The Kremlin Armory school of icon-painters appeared in the 1640s, following the dissolution of the Iconic Chancery (Prikaz) and affiliation of the Iconic Chamber with the Armory. The school was run by boyard Khitrovo, a fine art connoisseur with SImon Ushakov put as a supervisor of the icon-painting works. Other masters included Kondratyev, Bezmin, Yakov Kazanets Iosif Vladimirov, Georgy Zinoviev, Nikita Pavlovets, Tikhon Filatyev, Fedor Zubov and Kirill Ulanov.
Simon Ushakov’s most favorite theme was the image of the Savior Not Made by Hands – the icon with a strong emphasis on naturalistic depiction of Christ’s face. Naturalism, a very distinctive painting style of Simon Ushakov, is generally very typical of the Armory iconographers who tended to appeal to the Western art culture.

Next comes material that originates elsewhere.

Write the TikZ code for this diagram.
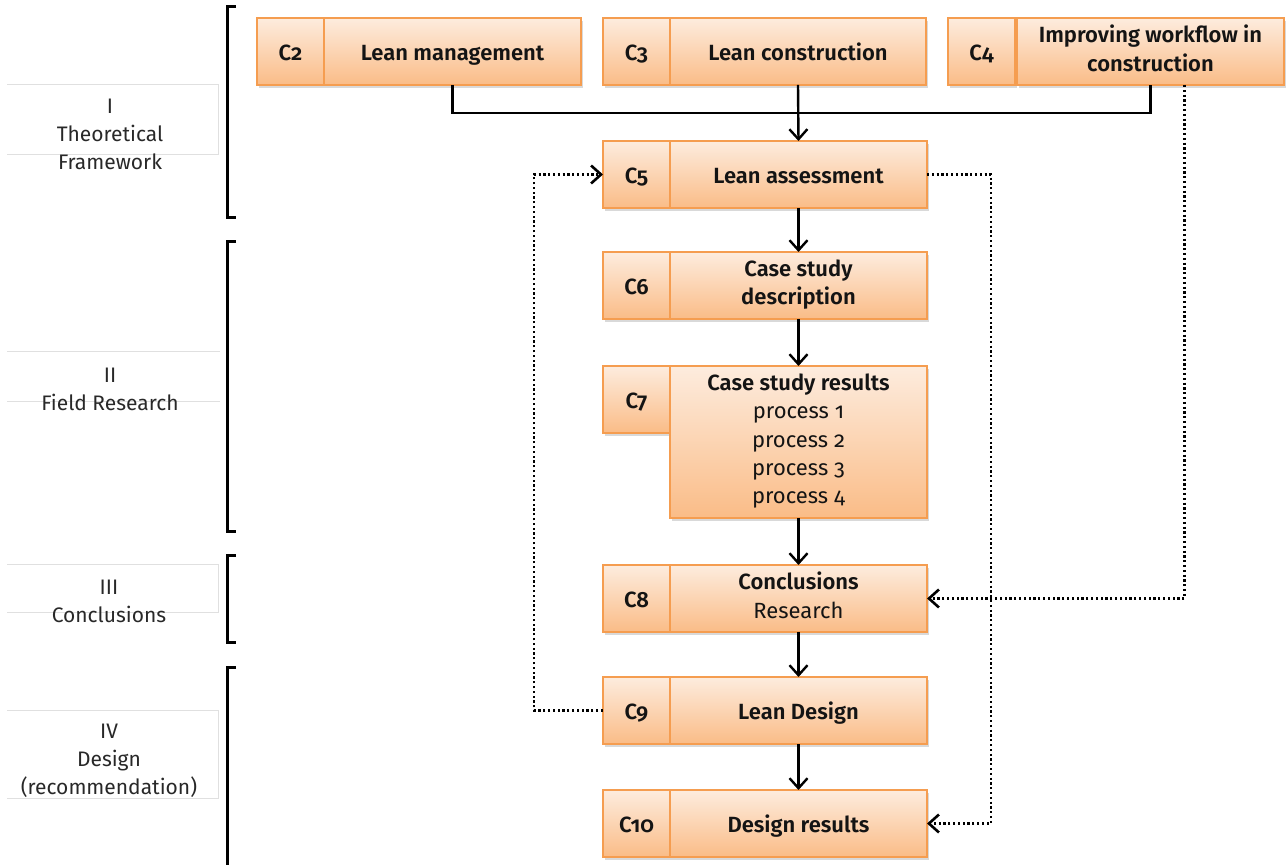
\documentclass[tikz,border=0pt]{standalone}
\usepackage{fontspec}
\setmainfont{Fira Sans}[Numbers=OldStyle, BoldFont={Fira Sans SemiBold}]
\usetikzlibrary{arrows.meta,shadows}

\definecolor{boxtop}{RGB}{253,236,222}
\definecolor{boxbot}{RGB}{250,188,135}
\definecolor{boxline}{RGB}{245,157,80}
\definecolor{frameline}{RGB}{224,224,224}
\definecolor{ink}{RGB}{20,20,20}
\definecolor{phaseink}{RGB}{40,40,40}

% invisible rule that fixes the height of the first and the depth of the last line
\newcommand\boxstrut{\rule[-3.3pt]{0pt}{15.3pt}}

\begin{document}
\begin{tikzpicture}[x=0.5pt,y=-0.5pt,
  chap/.style={draw=boxline, line width=0.8pt, top color=boxtop, bottom color=boxbot,
    drop shadow={shadow xshift=1.2pt, shadow yshift=-1.6pt, opacity=0.3},
    inner sep=1pt, outer sep=0pt, anchor=north west, align=center, text=ink,
    font=\fontsize{11pt}{14.2pt}\selectfont\bfseries, minimum height=33.5pt,
    execute at begin node=\boxstrut, execute at end node=\boxstrut},
  num/.style={chap, minimum width=33.5pt},
  title/.style={chap, minimum width=128.5pt},
  phase/.style={align=center, text=phaseink, font=\fontsize{10.5pt}{14pt}\selectfont},
  frame/.style={draw=frameline, line width=0.5pt},
  bracket/.style={line width=1.5pt, black},
  flow/.style={line width=1.2pt, black, -{Straight Barb[length=5pt,width=9pt]}},
  link/.style={line width=1.2pt, black},
  feedback/.style={line width=1.3pt, black, dash pattern=on 1.1pt off 1.3pt,
    -{Straight Barb[length=5pt,width=9pt]}},
]
\useasboundingbox (0,0) rectangle (1286,865);

% phase labels with their faint frames
\draw[frame] (7,85) -- (218,85) -- (218,155) -- (7,155);
\draw[frame] (7,352) -- (220,352) (7,402) -- (220,402);
\draw[frame] (7,565) -- (218,565) -- (218,613) -- (7,613);
\draw[frame] (7,711) -- (218,711) -- (218,799) -- (7,799);
\node[phase] (p1) at (110,134) {I\\Theoretical\\Framework};
\node[phase] (p2) at (110,389) {II\\Field Research};
\node[phase] (p3) at (109,601) {III\\Conclusions};
\node[phase] (p4) at (109,761) {IV\\Design\\(recommendation)};

% phase brackets
\draw[bracket] (236,7) -- (227,7) -- (227,218) -- (236,218);
\draw[bracket] (236,242) -- (227,242) -- (227,532) -- (236,532);
\draw[bracket] (236,556) -- (227,556) -- (227,643) -- (236,643);
\draw[bracket] (236,668) -- (227,668) -- (227,870);

% chapter boxes
\node[num] (c2n) at (257,18) {C2};
\node[title, minimum width=128.5pt] (c2) at (324,18) {Lean management};
\node[num] (c3n) at (603,18) {C3};
\node[title, minimum width=128pt] (c3) at (670,18) {Lean construction};
\node[num] (c4n) at (948,18) {C4};
\node[title, minimum width=133.5pt] (c4) at (1017,18) {Improving workflow in\\construction};

\node[num] (c5n) at (603,141) {C5};
\node[title] (c5) at (670,141) {Lean assessment};
\node[num] (c6n) at (603,252) {C6};
\node[title] (c6) at (670,252) {Case study\\description};
\node[num] (c7n) at (603,366) {C7};
\node[title, minimum height=76pt] (c7) at (670,366)
  {Case study results\\\textmd{process 1}\\\textmd{process 2}\\\textmd{process 3}\\\textmd{process 4}};
\node[num] (c8n) at (603,565) {C8};
\node[title] (c8) at (670,565) {Conclusions\\\textmd{Research}};
\node[num] (c9n) at (603,677) {C9};
\node[title] (c9) at (670,677) {Lean Design};
\node[num] (c10n) at (603,790) {C10};
\node[title] (c10) at (670,790) {Design results};

% main flow
\coordinate (join) at (798,113);
\draw[link] (c2.south) |- (join) -| (c4.south);
\draw[flow] (c3.south) -- (c5.north);
\draw[flow] (c5.south) -- (c6.north);
\draw[flow] (c6.south) -- (c7.north);
\draw[flow] (c7.south) -- (c8.north);
\draw[flow] (c8.south) -- (c9.north);
\draw[flow] (c9.south) -- (c10.north);

% feedback links
\draw[feedback] ([xshift=17pt]c4.south) |- (c8.east);
\draw[feedback] (c5.east) -- ++(64,0) |- (c10.east);
\draw[feedback] (c9n.west) -- ++(-69,0) |- (c5n.west);
\end{tikzpicture}
\end{document}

The icon of Our Lady of Vladimir entitled as the Planting and Spreading of the Tree of the Russian State (1668) and depicting all of the most prominent figures of Ancient Rus was the triumph of the Russian statehood. The icons produced by the Kremlin Armory are distinguished for the three-dimensional space, direct perspective, worked-out details, and architectural forms and landscapes. Palette was predominantly composed of the shades of red colors with golden coloring as a symbol of the divine world, yet greenish-blue shades were often used as a background.